Libraries are a vital part of Indigenous communities, but there’s very little academic research that focuses on those libraries. Sandy Littletree is working to change that.
“A lot of people, when you say ‘libraries,’ get warm, fuzzy feelings about books and story time, and that’s great,” said Littletree, who was recently hired as an assistant professor at the University of Washington Information School. “But there are really complex issues of information access for Native communities.”
In her new role, Littletree is excited to have more time to dig deep into her research, which focuses on Indigenous systems of knowledge and how they intersect with library and information science. Before being hired for the tenure-track position, Littletree was a teaching professor at the iSchool, where she also earned her Ph.D.
Tribal libraries are a relatively recent development, and they have not been well researched. Littletree wants to help remedy that.
“There is so much complexity to these issues that don’t often get the opportunity to be investigated or highlighted,” she said.
Littletree, an enrolled member of the Navajo Nation (Diné) from her father’s side and Eastern Shoshone from her mother’s side, says it’s important to have researchers working to understand that complexity. Native communities face a variety of issues, including a history of colonization and boarding schools that attempted to take away their knowledge and culture. Each community and sovereign tribal nation will deal with its information needs in a different way, and researchers like Littletree need to understand that complexity.
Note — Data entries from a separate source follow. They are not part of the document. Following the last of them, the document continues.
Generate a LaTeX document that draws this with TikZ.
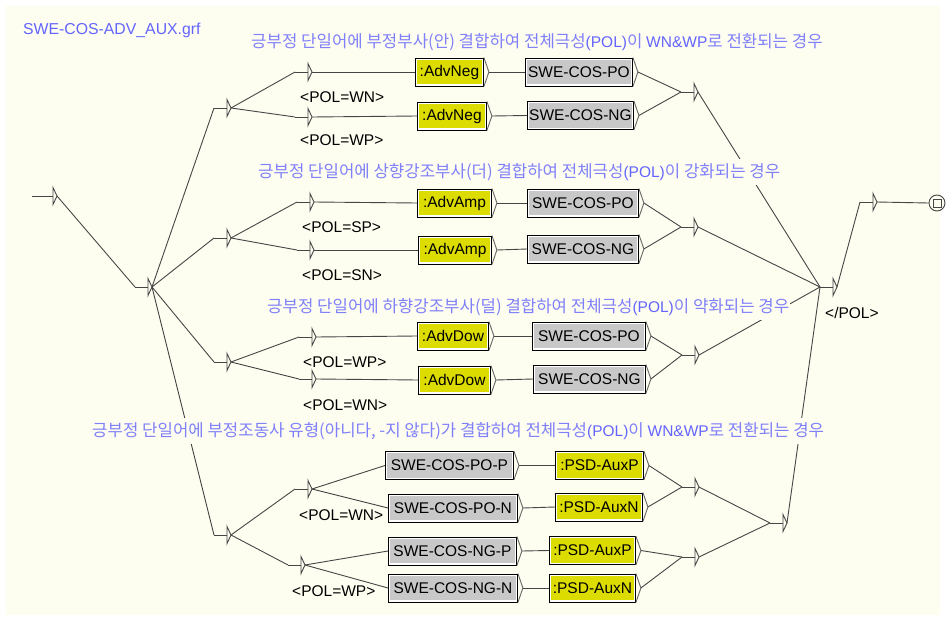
\documentclass[tikz,border=0pt]{standalone}
\usepackage{fontspec}
\setmainfont{Liberation Sans}
\newfontfamily\kr{Noto Sans CJK KR}
\definecolor{bg}{RGB}{253,253,240}
\definecolor{yel}{RGB}{220,220,0}
\definecolor{gry}{RGB}{200,200,200}
\definecolor{cblue}{RGB}{100,100,255}
\definecolor{klight}{RGB}{128,128,250}
\definecolor{wirec}{RGB}{70,70,70}
\newcommand\lat[1]{{\rmfamily\fontsize{15.5}{16}\selectfont\color{cblue}#1}}
\tikzset{
  wire/.style={draw=wirec, line width=0.9pt},
  tri/.style={draw=wirec, line width=0.9pt, fill=bg, line join=miter},
  chevs/.style={draw=black!60, line width=0.9pt},
  tbox/.style={draw=black, line width=0.9pt, fill=white, minimum height=28pt, inner sep=0pt, anchor=west, font=\fontsize{15.5}{18}\selectfont},
  ybox/.style={tbox, path picture={\fill[yel] ([shift={(1.6pt,1.6pt)}]path picture bounding box.south west) rectangle ([shift={(-1.6pt,-1.6pt)}]path picture bounding box.north east);}},
  gbox/.style={tbox, path picture={\fill[gry] ([shift={(1.6pt,1.6pt)}]path picture bounding box.south west) rectangle ([shift={(-1.6pt,-1.6pt)}]path picture bounding box.north east);}},
  lbl/.style={anchor=west, inner sep=0pt, font=\fontsize{15.5}{18}\selectfont},
  cmt/.style={anchor=west, fill=bg, inner xsep=1pt, inner ysep=0pt, minimum height=26pt, text=klight, font=\kr\fontsize{16.75}{18}\selectfont},
}
% empty (epsilon) node: name, x, y
\newcommand\enode[3]{%
  \coordinate (#1) at (#2,#3);
  \coordinate (#1-in) at ([xshift=-13pt]#1);
  \coordinate (#1-out) at ([xshift=4pt]#1);
  \draw[wire] (#1-in) -- (#1);
  \draw[tri] ([yshift=8.5pt]#1) -- ([yshift=-8.5pt]#1) -- (#1-out) -- cycle;
}
\newcommand\chev[1]{%
  \coordinate (#1-out) at ([xshift=5pt]#1.east);
  \draw[chevs] (#1.north east) -- (#1-out) -- (#1.south east);
}
\begin{document}
\begin{tikzpicture}[x=1pt,y=-1pt]
\useasboundingbox (0,0) rectangle (946,621);
\fill[white] (0,0) rectangle (946,621);
\fill[bg] (6,6) rectangle (940,615);

\node[anchor=west, inner sep=0pt, text=cblue, font=\fontsize{15.8}{18}\selectfont] (title) at (23,30) {SWE-COS-ADV\_AUX.grf};

% empty nodes
\enode{S0}{53}{196}
\enode{hub}{148}{287}
\enode{A}{227}{108}
\enode{A1}{308}{72}
\enode{A2}{308}{117}
\enode{E1}{694}{92}
\enode{B}{227}{238}
\enode{B1}{310}{202}
\enode{B2}{310}{250}
\enode{E2}{694}{227}
\enode{C}{227}{362}
\enode{C1}{312}{337}
\enode{C2}{312}{379}
\enode{E3}{695}{355}
\enode{D}{227}{535}
\enode{D1}{308}{489}
\enode{D2}{301}{565}
\enode{H1}{695}{487}
\enode{H2}{695}{557}
\enode{H}{783}{523}
\enode{F}{833}{287}
\enode{G}{873}{202}
\coordinate (start) at (32,196);
\node[draw=wirec, circle, minimum size=16pt, inner sep=0pt, line width=0.9pt, fill=bg] (fin) at (937,203) {};
\draw[wirec, line width=0.9pt] ([shift={(-4pt,-4pt)}]fin.center) rectangle ([shift={(4pt,4pt)}]fin.center);

% boxes group 1
\node[ybox, minimum width=68pt] (g1a) at (415,72) {:AdvNeg}; \chev{g1a}
\node[gbox, minimum width=107pt] (g1b) at (525,72) {SWE-COS-PO}; \chev{g1b}
\node[ybox, minimum width=69pt] (g1c) at (417,116) {:AdvNeg}; \chev{g1c}
\node[gbox, minimum width=106pt] (g1d) at (527,115.5) {SWE-COS-NG}; \chev{g1d}
% group 2
\node[ybox, minimum width=74pt] (g2a) at (417,203) {:AdvAmp}; \chev{g2a}
\node[gbox, minimum width=111pt] (g2b) at (527,203) {SWE-COS-PO}; \chev{g2b}
\node[ybox, minimum width=73pt] (g2c) at (418,250) {:AdvAmp}; \chev{g2c}
\node[gbox, minimum width=111pt] (g2d) at (527,249) {SWE-COS-NG}; \chev{g2d}
% group 3
\node[ybox, minimum width=71pt] (g3a) at (417,336) {:AdvDow}; \chev{g3a}
\node[gbox, minimum width=113pt] (g3b) at (532,336) {SWE-COS-PO}; \chev{g3b}
\node[ybox, minimum width=72pt] (g3c) at (418,380) {:AdvDow}; \chev{g3c}
\node[gbox, minimum width=112pt] (g3d) at (533,379) {SWE-COS-NG}; \chev{g3d}
% group 4
\node[gbox, minimum width=128pt] (g4a) at (385,465.5) {SWE-COS-PO-P}; \chev{g4a}
\node[gbox, minimum width=129pt] (g4b) at (388,508) {SWE-COS-PO-N}; \chev{g4b}
\node[gbox, minimum width=128pt] (g4c) at (388,551) {SWE-COS-NG-P}; \chev{g4c}
\node[gbox, minimum width=129pt] (g4d) at (388,588) {SWE-COS-NG-N}; \chev{g4d}
\node[ybox, minimum width=88pt] (g4e) at (555,465.5) {:PSD-AuxP}; \chev{g4e}
\node[ybox, minimum width=87pt] (g4f) at (555,507) {:PSD-AuxN}; \chev{g4f}
\node[ybox, minimum width=86pt] (g4g) at (549,550.5) {:PSD-AuxP}; \chev{g4g}
\node[ybox, minimum width=86pt] (g4h) at (549,588) {:PSD-AuxN}; \chev{g4h}

% outputs
\node[lbl] (oA1) at (300,97) {<POL=WN>};
\node[lbl] (oA2) at (300,140) {<POL=WP>};
\node[lbl] (oB1) at (302,227) {<POL=SP>};
\node[lbl] (oB2) at (302,275) {<POL=SN>};
\node[lbl] (oC1) at (303,362) {<POL=WP>};
\node[lbl] (oC2) at (303,405) {<POL=WN>};
\node[lbl] (oD1) at (299,515) {<POL=WN>};
\node[lbl] (oD2) at (292,591) {<POL=WP>};
\node[lbl] (oF) at (825,313) {</POL>};

% connectors
\draw[wire] (start) -- (S0-in);
\draw[wire] (S0-out) -- (hub-in);
\foreach \t in {A,B,C,D} \draw[wire] (hub-out) -- (\t-in);
\draw[wire] (A-out) -- (A1-in);
\draw[wire] (A-out) -- (A2-in);
\draw[wire] (A1-out) -- (g1a.west);
\draw[wire] (g1a-out) -- (g1b.west);
\draw[wire] (A2-out) -- (g1c.west);
\draw[wire] (g1c-out) -- (g1d.west);
\draw[wire] (g1b-out) -- (E1-in);
\draw[wire] (g1d-out) -- (E1-in);
\draw[wire] (B-out) -- (B1-in);
\draw[wire] (B-out) -- (B2-in);
\draw[wire] (B1-out) -- (g2a.west);
\draw[wire] (g2a-out) -- (g2b.west);
\draw[wire] (B2-out) -- (g2c.west);
\draw[wire] (g2c-out) -- (g2d.west);
\draw[wire] (g2b-out) -- (E2-in);
\draw[wire] (g2d-out) -- (E2-in);
\draw[wire] (C-out) -- (C1-in);
\draw[wire] (C-out) -- (C2-in);
\draw[wire] (C1-out) -- (g3a.west);
\draw[wire] (g3a-out) -- (g3b.west);
\draw[wire] (C2-out) -- (g3c.west);
\draw[wire] (g3c-out) -- (g3d.west);
\draw[wire] (g3b-out) -- (E3-in);
\draw[wire] (g3d-out) -- (E3-in);
\draw[wire] (D-out) -- (D1-in);
\draw[wire] (D-out) -- (D2-in);
\draw[wire] (D1-out) -- (g4a.west);
\draw[wire] (D1-out) -- (g4b.west);
\draw[wire] (D2-out) -- (g4c.west);
\draw[wire] (D2-out) -- (g4d.west);
\draw[wire] (g4a-out) -- (g4e.west);
\draw[wire] (g4b-out) -- (g4f.west);
\draw[wire] (g4c-out) -- (g4g.west);
\draw[wire] (g4d-out) -- (g4h.west);
\draw[wire] (g4e-out) -- (H1-in);
\draw[wire] (g4f-out) -- (H1-in);
\draw[wire] (g4g-out) -- (H2-in);
\draw[wire] (g4h-out) -- (H2-in);
\draw[wire] (H1-out) -- (H-in);
\draw[wire] (H2-out) -- (H-in);
\foreach \s in {E1,E2,E3,H} \draw[wire] (\s-out) -- (F-in);
\draw[wire] (F-out) -- (G-in);
\draw[wire] (G-out) -- (fin.west);

% comments (drawn last, over the wires)
\node[cmt] (c1) at (250,42) {긍부정 단일어에 부정부사(안) 결합하여 전체극성\lat{(POL)}이 \lat{WN\&WP}로 전환되는 경우};
\node[cmt] (c2) at (257,172) {긍부정 단일어에 상향강조부사(더) 결합하여 전체극성\lat{(POL)}이 강화되는 경우};
\node[cmt] (c3) at (266,307) {긍부정 단일어에 하향강조부사(덜) 결합하여 전체극성\lat{(POL)}이 약화되는 경우};
\node[cmt] (c4) at (91,431) {긍부정 단일어에 부정조동사 유형(아니다, -지 않다)가 결합하여 전체극성\lat{(POL)}이 \lat{WN\&WP}로 전환되는 경우};
\end{tikzpicture}
\end{document}
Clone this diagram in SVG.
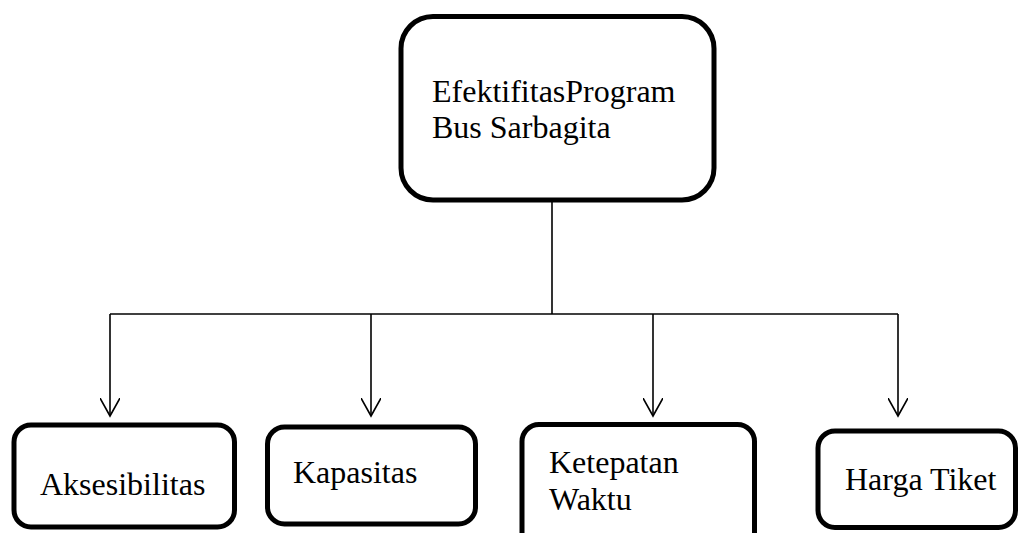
<svg xmlns="http://www.w3.org/2000/svg" width="1019" height="533" viewBox="0 0 1019 533">
<defs>
<style>
.box{fill:#fff;stroke:#000;stroke-width:5}
.t{font-family:"Liberation Serif","Times New Roman",serif;font-size:32px;fill:#000}
.c{fill:none;stroke:#000;stroke-width:1.6}
</style>
<marker id="arr" viewBox="0 0 20 20" refX="18" refY="10" markerWidth="20" markerHeight="20" markerUnits="userSpaceOnUse" orient="auto">
<path d="M0,0 L18,10 L0,20" fill="none" stroke="#000" stroke-width="1.6"/>
</marker>
</defs>
<g id="connectors">
<path class="c" d="M552,202 V314"/>
<path class="c" d="M110,314 H898"/>
<path class="c" d="M110,314 V416" marker-end="url(#arr)"/>
<path class="c" d="M371,314 V416" marker-end="url(#arr)"/>
<path class="c" d="M653,314 V416" marker-end="url(#arr)"/>
<path class="c" d="M898,314 V416" marker-end="url(#arr)"/>
</g>
<g id="n-main">
<rect class="box" x="401" y="16.5" width="313" height="183.5" rx="32"/>
<text class="t" x="432" y="102">EfektifitasProgram</text>
<text class="t" x="432" y="138">Bus Sarbagita</text>
</g>
<g id="n-aksesibilitas">
<rect class="box" x="14" y="425" width="220.5" height="102" rx="17"/>
<text class="t" x="40" y="495">Aksesibilitas</text>
</g>
<g id="n-kapasitas">
<rect class="box" x="267.5" y="427" width="208" height="97" rx="17"/>
<text class="t" x="293" y="483">Kapasitas</text>
</g>
<g id="n-ketepatan">
<rect class="box" x="522" y="424.5" width="232.5" height="130" rx="17"/>
<text class="t" x="549" y="473">Ketepatan</text>
<text class="t" x="549" y="510">Waktu</text>
</g>
<g id="n-harga">
<rect class="box" x="818" y="431" width="197.5" height="96.5" rx="17"/>
<text class="t" x="845" y="490">Harga Tiket</text>
</g>
</svg>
“Students would just come in with hearts in their eyes and fires in their souls after being in her classes.”
For her dissertation, Littletree studied the history of tribal libraries, looking to understand how those institutions came to be. She didn’t grow up with a tribal library in her community, and she wanted to understand more about their development and their important role. Those libraries have helped preserve and share Indigenous knowledge, as well as offering a place for gathering and cultural and language renewal. She’s continued doing research in that area since.
Among Littletree’s current research is a Mellon Foundation-supported project called “Centering Washington Tribal Libraries: Building Relationships and Understanding Libraries from the Stories of their Communities.” Along with Cindy Aden, iSchool professor of practice, Littletree is working to build relationships and understanding of what is happening at tribal libraries around the state.
Littletree is also working on a second Mellon Foundation-supported project, “Data Services for Indigenous Scholarship and Sovereignty.” Indigenous data has a history of bad management from non-Natives. This project is working to help overcome that by creating a framework that will ensure Indigenous communities and scholars can decide how their data is controlled.
In addition to her research work, Littletree will be teaching Indigenous Systems of Knowledge and Indigenous Ways of Knowing in the Digital World.
Miranda Belarde-Lewis, an assistant professor of North American Indigenous Knowledge at the iSchool, said Littletree’s teaching skills are among her greatest strengths.
“She comes in with a lot of humility,” Belarde-Lewis said. “She doesn’t assume that folks know a lot. And she doesn’t do that in a patronizing way. And she has a very empathetic teaching philosophy.”
Belarde-Lewis has taught students who had also taken Littletree’s class, and saw how effective and inspiring her teaching was.
“Students would just come in with hearts in their eyes and fires in their souls after being in her classes,” Belarde-Lewis said. “Her ability to inspire our MLIS students was something I got to see.”
The two have co-authored articles, which Belarde-Lewis said was a great experience, in part because Littletree is such an effective communicator.
“As a collaborator, as a professor, as a researcher and as a fellow faculty, she is such an asset to the iSchool,” Belarde-Lewis said. “She would be an asset to any school and we’re so lucky.”
Littletree won’t be teaching again until March. Until then, she’ll be working on her research and other projects and connecting with students.
“Being tenure-track gives me an opportunity to dive into some of these topics and hopefully bring students along with me,” she said. “I’ll have the capacity to recruit Ph.D. students or more MLIS students to work on these projects with me. I would like to see a lot more of that representation in our students. … Indigenous librarianship is a growing area and there aren’t many of us in academia at this level focusing on it. I’m really excited to have this platform and this opportunity to focus on some of these big issues that really need addressing.”